Social platforms and content‑sharing apps sit at the epicenter of the age assurance debate, with laws like the UK Online Safety Act and similar proposals in other jurisdictions demanding that platforms prevent children from accessing harmful content. Here, the technical challenge is enormous: billions of users, often with no commercial relationship, and a user experience that cannot tolerate mandatory document uploads. An age verification system that silently estimates age through a one‑time selfie—or even through behavioral signals and device metadata—can meet legal duties without gutting the user base. Several major platforms are now piloting privacy‑preserving age estimation where the system simply returns an “over‑18 or under‑18” flag, eliminating the need to know anyone’s actual birth date.

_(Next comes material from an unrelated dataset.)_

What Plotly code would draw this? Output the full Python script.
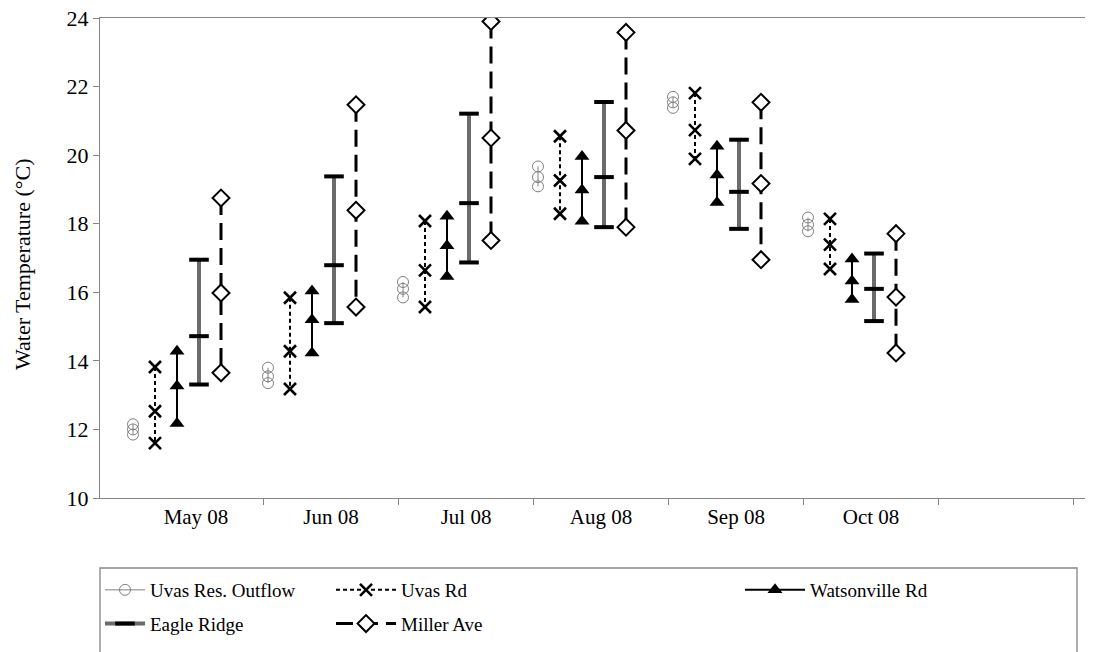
import plotly.graph_objects as go

# Monthly water temperature summary (°C): daily max, mean and min per site
months = ["May 08", "Jun 08", "Jul 08", "Aug 08", "Sep 08", "Oct 08"]

uvas_res_max = [12.15, 13.80, 16.30, 19.67, 21.70, 18.18]
uvas_res_mean = [12.00, 13.55, 16.10, 19.36, 21.54, 17.97]
uvas_res_min = [11.85, 13.35, 15.85, 19.09, 21.38, 17.78]

uvas_rd_max = [13.82, 15.84, 18.08, 20.55, 21.81, 18.14]
uvas_rd_mean = [12.53, 14.28, 16.64, 19.26, 20.73, 17.39]
uvas_rd_min = [11.60, 13.18, 15.57, 18.29, 19.89, 16.68]

watsonville_max = [14.28, 16.04, 18.22, 19.96, 20.26, 16.97]
watsonville_mean = [13.27, 15.20, 17.36, 18.98, 19.42, 16.33]
watsonville_min = [12.17, 14.23, 16.46, 18.07, 18.62, 15.79]

eagle_max = [16.95, 19.38, 21.21, 21.55, 20.45, 17.13]
eagle_mean = [14.72, 16.79, 18.60, 19.36, 18.93, 16.10]
eagle_min = [13.31, 15.10, 16.87, 17.90, 17.85, 15.16]

miller_max = [18.75, 21.47, 23.90, 23.58, 21.54, 17.71]
miller_mean = [15.98, 18.39, 20.50, 20.72, 19.17, 15.86]
miller_min = [13.65, 15.57, 17.51, 17.90, 16.95, 14.23]

FONT = "Liberation Serif"
GREY_AXIS = "#868686"

W, H = 1099, 652
L, R, T, B = 100, 14, 18, 154
plot_w = W - L - R
plot_h = H - T - B
MONTH_PX = 135.0          # width of one month on the x axis
SLOT = 22.0 / MONTH_PX    # spacing between the five sites within a month
FIRST = 33.0 / MONTH_PX   # offset of the first site from the month start
LABEL_OFF = 96.0 / MONTH_PX


def hilo(offset, hi, mid, lo):
    """Vertical max-mean-min segments, one per month, separated by gaps."""
    xs, ys = [], []
    for i in range(len(months)):
        xs += [i + offset] * 3 + [None]
        ys += [hi[i], mid[i], lo[i], None]
    return xs, ys


series = [
    dict(name="Uvas Res. Outflow", data=(uvas_res_max, uvas_res_mean, uvas_res_min),
         line=dict(color="#808080", width=1),
         marker=dict(symbol="circle-open", size=11, color="#808080", line=dict(width=1, color="#808080")),
         legend="legend"),
    dict(name="Uvas Rd", data=(uvas_rd_max, uvas_rd_mean, uvas_rd_min),
         line=dict(color="black", width=2, dash="4px,3px"),
         marker=dict(symbol="x-thin", size=12, color="black", line=dict(width=2.6, color="black")),
         legend="legend2"),
    dict(name="Watsonville Rd", data=(watsonville_max, watsonville_mean, watsonville_min),
         line=dict(color="black", width=2),
         marker=dict(symbol="triangle-up", size=13, color="black", line=dict(width=0)),
         legend="legend3"),
    dict(name="Eagle Ridge", data=(eagle_max, eagle_mean, eagle_min),
         line=dict(color="#6b6b6b", width=4),
         marker=dict(symbol="line-ew", size=14, color="black", line=dict(width=4, color="black")),
         legend="legend"),
    dict(name="Miller Ave", data=(miller_max, miller_mean, miller_min),
         line=dict(color="black", width=3, dash="17px,8px"),
         marker=dict(symbol="diamond", size=13, color="white", line=dict(width=2, color="black")),
         legend="legend2"),
]

fig = go.Figure()
for k, s in enumerate(series):
    xs, ys = hilo(FIRST + k * SLOT, *s["data"])
    fig.add_trace(go.Scatter(
        x=xs, y=ys, name=s["name"], mode="lines+markers",
        line=s["line"], marker=s["marker"], connectgaps=False,
        legend=s["legend"], legendgroup=s["name"], hoverinfo="skip",
    ))

x_end = plot_w / MONTH_PX

fig.update_xaxes(
    range=[0, x_end],
    tickmode="array",
    tickvals=[i + LABEL_OFF for i in range(len(months))],
    ticktext=months,
    tickangle=0,
    ticks="",
    automargin=False,
    showline=True, linecolor=GREY_AXIS, linewidth=1.3, mirror=True,
    showgrid=False, zeroline=False,
    tickfont=dict(family=FONT, size=21, color="black"),
    minor=dict(tickmode="array",
               tickvals=[i + LABEL_OFF - 0.5 for i in range(1, len(months) + 2)],
               ticks="outside", ticklen=6, tickcolor=GREY_AXIS, tickwidth=1, showgrid=False),
)
fig.update_yaxes(
    range=[10, 24], dtick=2, tick0=10,
    ticks="outside", ticklen=6, tickcolor=GREY_AXIS, tickwidth=1,
    showline=True, linecolor=GREY_AXIS, linewidth=1.3,
    showgrid=False, zeroline=False, automargin=False,
    tickfont=dict(family=FONT, size=22, color="black"),
)

# Vertical axis title
fig.add_annotation(text="Water Temperature (°C)", xref="paper", yref="paper",
                   x=(22 - L) / plot_w, y=(H - B - 264) / plot_h, textangle=-90,
                   showarrow=False, xanchor="center", yanchor="middle",
                   font=dict(family=FONT, size=22, color="black"))


def px_to_paper_x(px):
    return (px - L) / plot_w


def py_to_paper_y(py):
    return (H - B - py) / plot_h


# Box framing the key below the plot
fig.add_shape(type="rect", xref="paper", yref="paper",
              x0=px_to_paper_x(100), x1=px_to_paper_x(1077),
              y0=py_to_paper_y(668), y1=py_to_paper_y(568),
              line=dict(color=GREY_AXIS, width=1.3), fillcolor="rgba(0,0,0,0)")

legend_style = dict(
    xref="container", yref="container", xanchor="left", yanchor="top",
    orientation="v", bgcolor="rgba(0,0,0,0)", borderwidth=0,
    font=dict(family=FONT, size=19, color="black"),
    tracegroupgap=6, itemclick=False, itemdoubleclick=False,
)
legend_top = 1 - 571 / H

fig.update_layout(
    width=W, height=H,
    margin=dict(l=L, r=R, t=T, b=B, pad=0, autoexpand=False),
    paper_bgcolor="white", plot_bgcolor="white",
    showlegend=True,
    font=dict(family=FONT),
    legend=dict(x=100 / W, y=legend_top, itemwidth=40, **legend_style),
    legend2=dict(x=331 / W, y=legend_top, itemwidth=60, **legend_style),
    legend3=dict(x=740 / W, y=legend_top, itemwidth=60, **legend_style),
)

fig.write_html("out.html")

Even in less regulated verticals, such as e‑commerce platforms selling age‑restricted goods like paint, knives, or video games, forward‑leaning merchants are adopting automated age checks to reduce payment disputes, chargebacks, and brand risk. Developers can embed these capabilities easily through lightweight APIs or SDKs that slot into existing identity flows without months of rebuilding onboarding infrastructure. The common thread is that the most effective deployments treat age verification not as a compliance tax but as a trust signal—a clear message to users, regulators, and payment partners that the platform takes safety seriously while respecting the experience that keeps customers coming back.